Sorry, this is not a religion. We can use logic to answer the question.


You know, I have a special place in my heart for arrogant assholes who know they're always right -- and they *are* right. People like Ciaran McCreesh or Theo de Raadt. But your arrogance is completely unjustified. You're making sweeping assertions without the slightest shred of evidence.

Have *you* written any modern assembly? x86-64 or SPARC assembly, for example? This isn't MIPS32. The amount of factors to handle is enormous. AMD published a five-volume, ~2000-page manual on AMD64. Yes, if your compiler is being utterly stupid in some situation, hand-tweaking the assembly code it generates makes sense. It was popular in the past because compilers generally sucked, and the instruction set was much more limited (there was no such thing as SSE*). These days, in the vast vast majority of cases, you're not going to outperform ICC.

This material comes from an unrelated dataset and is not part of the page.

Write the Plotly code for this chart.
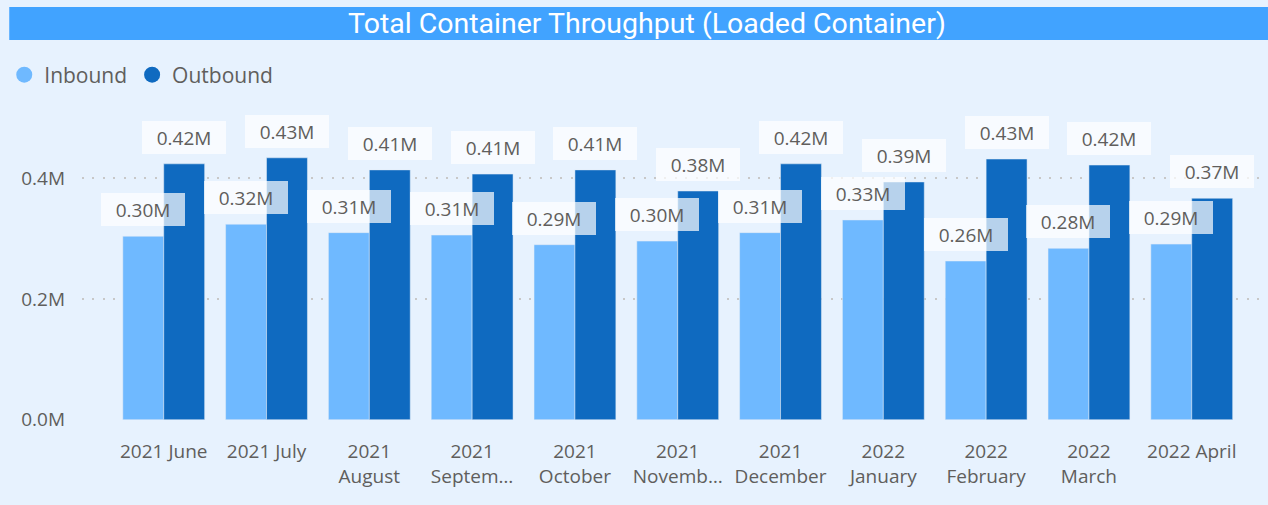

I think the point Rockoon1 was making is that compilers are very linear, the code they produce is defined by the source code and a large set of predefined rules. They are incapable of producing optimisations that fall outside their rule set. This leaves a large number of ways of creating unsual code. For example, I recently, just for fun, optimised an RC64 decryption algorithm and managed to increase it's speed by over 25 times. I did this by simulataneously processing two keys - one key in the integer unit and the other key in the SIMD unit1. However, drakostar is right in that it did require a good understanding of the CPU and its instruction set.

Skizz

1) Using compiler intrinsic functions almost counts as assembly programming - in this case it wouldn't really help as there's no way to easily pipeline the IA32 and the SIMD instructions. Having said that, I've not analysed the output when interlacing integer and SIMD using intrinsics.